→ **SOURCE EXCERPT**:

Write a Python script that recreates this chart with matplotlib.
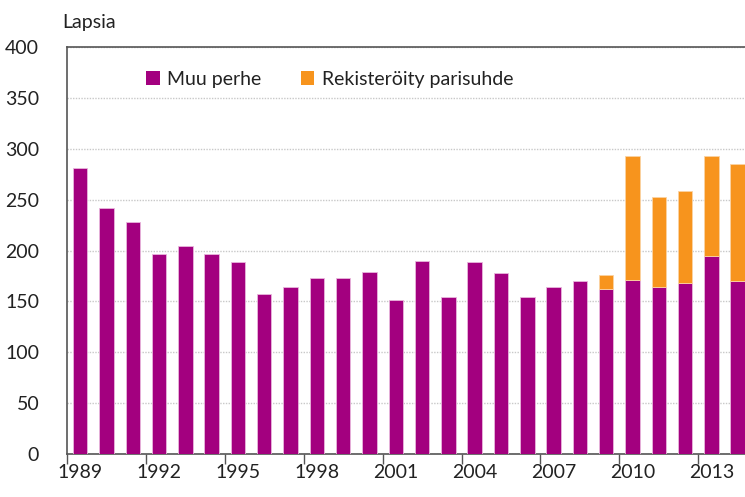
import numpy as np
import matplotlib
matplotlib.use('Agg')
import matplotlib.pyplot as plt
from matplotlib.patches import Patch

plt.rcParams['font.family'] = ['Lato', 'DejaVu Sans']

# ---------------------------------------------------------------------
#  Data
# ---------------------------------------------------------------------
years = list(range(1989, 2015))
muu_perhe = [281, 242, 228, 197, 204, 197, 189, 157, 164, 173, 173, 179, 151,
             190, 154, 189, 178, 154, 164, 170, 162, 171, 164, 168, 195, 170]
rekisteroity = [0, 0, 0, 0, 0, 0, 0, 0, 0, 0, 0, 0, 0,
                0, 0, 0, 0, 0, 0, 0, 14, 122, 89, 90, 98, 115]
tick_years = [1989, 1992, 1995, 1998, 2001, 2004, 2007, 2010, 2013]
y_ticks = [0, 50, 100, 150, 200, 250, 300, 350, 400]

purple = '#A3007F'
orange = '#F7941D'

# ---------------------------------------------------------------------
#  Chart
# ---------------------------------------------------------------------
fig = plt.figure(figsize=(7.45, 4.97), dpi=100)
ax = fig.add_axes([0.0899, 0.0865, 0.918, 0.8189])

x = np.arange(len(years))
muu = np.array(muu_perhe)
rek = np.array(rekisteroity)
ax.bar(x, muu, width=0.55, color=purple, edgecolor='#e9b6dc', linewidth=0.6, zorder=3)

# vain vuodet, joilla rekisteröityjä parisuhteita
m = rek > 0
ax.bar(x[m], rek[m], width=0.55, bottom=muu[m], color=orange,
       edgecolor='#fbd3a3', linewidth=0.6, zorder=3)

ax.set_xlim(-0.5, len(years) - 0.5)
ax.set_ylim(0, 400)

# y-akseli
ax.set_yticks(y_ticks)
ax.tick_params(axis='y', length=0, pad=20, labelsize=14, labelcolor='#222222')
ax.yaxis.grid(True, linestyle=(0, (1, 1)), color='#c8c8c8', linewidth=1.0, zorder=0)

# x-akseli: nimet keskellä, tikit luokkien välissä
ax.set_xticks([years.index(y) for y in tick_years])
ax.set_xticklabels([str(y) for y in tick_years])
ax.tick_params(axis='x', which='major', length=0, pad=7, labelsize=14, labelcolor='#222222')
ax.set_xticks([years.index(y) - 0.5 for y in tick_years], minor=True)
ax.tick_params(axis='x', which='minor', length=7, width=1, color='#555555')

for s in ax.spines.values():
    s.set_color('#555555')
    s.set_linewidth(1.2)

fig.text(0.083, 0.955, 'Lapsia', fontsize=14, color='#222222', ha='left', va='center')

handles = [Patch(facecolor=purple, label='Muu perhe'),
           Patch(facecolor=orange, label='Rekisteröity parisuhde')]
ax.legend(handles=handles, loc='upper left', bbox_to_anchor=(0.09, 0.985), ncol=2,
          frameon=False, fontsize=14, handlelength=0.7, handleheight=0.7,
          handletextpad=0.4, columnspacing=2.0, labelcolor='#222222')

plt.savefig('out.png', dpi=100)
plt.close()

→ **DIRECTIONS**: Begin at the first line of the data above and repeat each line exactly, stopping after the line containing "edgecolor='#fbd3a3', linewidth=0.6, zorder=3)". Omit the pictures.

→ **SOLUTION BELOW**:
Write a Python script that recreates this chart with matplotlib.
import numpy as np
import matplotlib
matplotlib.use('Agg')
import matplotlib.pyplot as plt
from matplotlib.patches import Patch

plt.rcParams['font.family'] = ['Lato', 'DejaVu Sans']

# ---------------------------------------------------------------------
#  Data
# ---------------------------------------------------------------------
years = list(range(1989, 2015))
muu_perhe = [281, 242, 228, 197, 204, 197, 189, 157, 164, 173, 173, 179, 151,
             190, 154, 189, 178, 154, 164, 170, 162, 171, 164, 168, 195, 170]
rekisteroity = [0, 0, 0, 0, 0, 0, 0, 0, 0, 0, 0, 0, 0,
                0, 0, 0, 0, 0, 0, 0, 14, 122, 89, 90, 98, 115]
tick_years = [1989, 1992, 1995, 1998, 2001, 2004, 2007, 2010, 2013]
y_ticks = [0, 50, 100, 150, 200, 250, 300, 350, 400]

purple = '#A3007F'
orange = '#F7941D'

# ---------------------------------------------------------------------
#  Chart
# ---------------------------------------------------------------------
fig = plt.figure(figsize=(7.45, 4.97), dpi=100)
ax = fig.add_axes([0.0899, 0.0865, 0.918, 0.8189])

x = np.arange(len(years))
muu = np.array(muu_perhe)
rek = np.array(rekisteroity)
ax.bar(x, muu, width=0.55, color=purple, edgecolor='#e9b6dc', linewidth=0.6, zorder=3)

# vain vuodet, joilla rekisteröityjä parisuhteita
m = rek > 0
ax.bar(x[m], rek[m], width=0.55, bottom=muu[m], color=orange,
       edgecolor='#fbd3a3', linewidth=0.6, zorder=3)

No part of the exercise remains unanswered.